Compatibility, Deprecation, and Migration Plan

There is no impact to existing installations because the default is for the feature to be turned off.

Rejected Alternatives

A single queue owned by org.apache.kafka.clients.NetworkClient does not reliably work in the synchronous case as described above; we cannot know how soon an injected request will be sent (if ever).

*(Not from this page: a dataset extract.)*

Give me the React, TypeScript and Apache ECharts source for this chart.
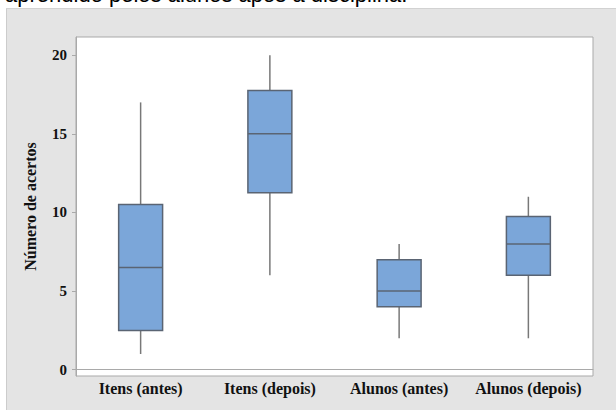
import React, { useEffect, useRef } from "react";
import * as echarts from "echarts";

const titleText = "aprendido pelos alunos após a disciplina.";
const categories = ["Itens (antes)", "Itens (depois)", "Alunos (antes)", "Alunos (depois)"];
const mins = [1, 6, 2, 2];
const q1s = [2.5, 11.25, 4, 6];
const medians = [6.5, 15, 5, 8];
const q3s = [10.5, 17.75, 7, 9.75];
const maxs = [17, 20, 8, 11];
const yTicks = [0, 5, 10, 15, 20];
const yAxisName = "Número de acertos";

export default function App() {
  const ref = useRef<HTMLDivElement>(null);
  useEffect(() => {
    document.body.style.margin = "0";
    const chart = echarts.init(ref.current!, null, { renderer: "svg" });
    const data = categories.map((_, i) => [i, mins[i], q1s[i], medians[i], q3s[i], maxs[i]]);
    const serif = "'Liberation Serif', 'Times New Roman', serif";
    chart.setOption({
      animation: false,
      backgroundColor: "#e4e4e4",
      graphic: [
        { type: "rect", z: 100, shape: { x: 0, y: 0, width: 616, height: 8 }, style: { fill: "#ffffff" } },
        { type: "rect", z: 100, shape: { x: 0, y: 0, width: 6, height: 410 }, style: { fill: "#ffffff" } },
        { type: "line", z: 100, shape: { x1: 6.5, y1: 8, x2: 6.5, y2: 410 }, style: { stroke: "#cccccc", lineWidth: 1 } },
        { type: "line", z: 100, shape: { x1: 6, y1: 8.5, x2: 616, y2: 8.5 }, style: { stroke: "#d2d2d2", lineWidth: 1 } },
        {
          type: "text",
          z: 101,
          x: 5,
          y: -6,
          style: {
            text: titleText,
            fill: "#000000",
            font: "22px 'Liberation Sans', Arial, sans-serif",
            verticalAlign: "middle",
            align: "left",
          },
        },
      ],
      grid: {
        left: 76,
        top: 37,
        right: 23,
        bottom: 34,
        show: true,
        backgroundColor: "#ffffff",
        borderColor: "#a9a9a9",
        borderWidth: 1,
      },
      xAxis: {
        type: "category",
        data: categories,
        axisLine: { lineStyle: { color: "#a9a9a9" } },
        axisTick: { alignWithLabel: true, length: 4, lineStyle: { color: "#a9a9a9" } },
        axisLabel: { interval: 0, color: "#111111", fontFamily: serif, fontWeight: "bold", fontSize: 16, margin: 4 },
        splitLine: { show: false },
      },
      yAxis: {
        type: "value",
        min: -0.4,
        max: 21.16,
        name: yAxisName,
        nameLocation: "middle",
        nameGap: 38,
        nameTextStyle: { color: "#111111", fontFamily: serif, fontWeight: "bold", fontSize: 16 },
        axisLine: { show: true, lineStyle: { color: "#a9a9a9" } },
        axisTick: { show: true, length: 4, customValues: yTicks, lineStyle: { color: "#a9a9a9" } },
        axisLabel: { color: "#111111", fontFamily: serif, fontWeight: "bold", fontSize: 15, margin: 9, customValues: yTicks },
        splitLine: { show: false },
      },
      series: [
        {
          type: "custom",
          data,
          encode: { x: 0, y: [1, 2, 3, 4, 5] },
          renderItem: (params: any, api: any) => {
            const xi = api.value(0);
            const pMin = api.coord([xi, api.value(1)]);
            const pQ1 = api.coord([xi, api.value(2)]);
            const pMed = api.coord([xi, api.value(3)]);
            const pQ3 = api.coord([xi, api.value(4)]);
            const pMax = api.coord([xi, api.value(5)]);
            const bw = api.size([1, 0])[0] * 0.34;
            const cx = pMed[0];
            const whisker = { stroke: "#787878", lineWidth: 1.5 };
            return {
              type: "group",
              children: [
                { type: "line", shape: { x1: cx, y1: pMax[1], x2: cx, y2: pQ3[1] }, style: whisker },
                { type: "line", shape: { x1: cx, y1: pQ1[1], x2: cx, y2: pMin[1] }, style: whisker },
                {
                  type: "rect",
                  shape: { x: cx - bw / 2, y: pQ3[1], width: bw, height: pQ1[1] - pQ3[1] },
                  style: { fill: "#7ba6d9", stroke: "#5a6473", lineWidth: 1.5 },
                },
                {
                  type: "line",
                  shape: { x1: cx - bw / 2, y1: pMed[1], x2: cx + bw / 2, y2: pMed[1] },
                  style: { stroke: "#5a6473", lineWidth: 1.5 },
                },
              ],
            };
          },
        },
      ],
    });
    return () => chart.dispose();
  }, []);
  return <div ref={ref} style={{ position: "absolute", left: 0, top: 0, width: 616, height: 410 }} />;
}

One alternative idea is to add two new request types: "ReceiveReauthenticationNonceRequest" and "ReauthenticateWithNonceRequest".  When re-authentication needs to occur the client would make a separate, new connection to the broker and send a "ReceiveReauthenticationNonceRequest" to the broker to have it associate a nonce with the authenticated credentials and return the nonce to the client.  Then the client would send a "ReauthenticateWithNonceRequest" with the returned nonce over the connection that it wishes to re-authenticate; the broker would then replace the credentials on that connection with the credentials it had previously associated with the nonce.  I don't know if this would work (might there be some issue with advertised vs. actual addresses and maybe the possibility of there being a load balancer?  Could we be guaranteed the ability to connect to the exact same broker as our existing connection?) . If it could work then it does have the advantage of requiring the injection of just a single request over an existing connection that would return very quickly rather than 3 separate requests of which at least one might take a while to return (to potentially retrieve a public key for token signature validation, for example; the validation itself isn't exactly free, either, even if the public key is already cached).  One disadvantage of the alternative, nonce-based approach is that it requires the creation of a separate connection, including TLS negotiation, and that is very expensive compared to sending 3 requests over an existing connection (which of course already has TLS negotiated).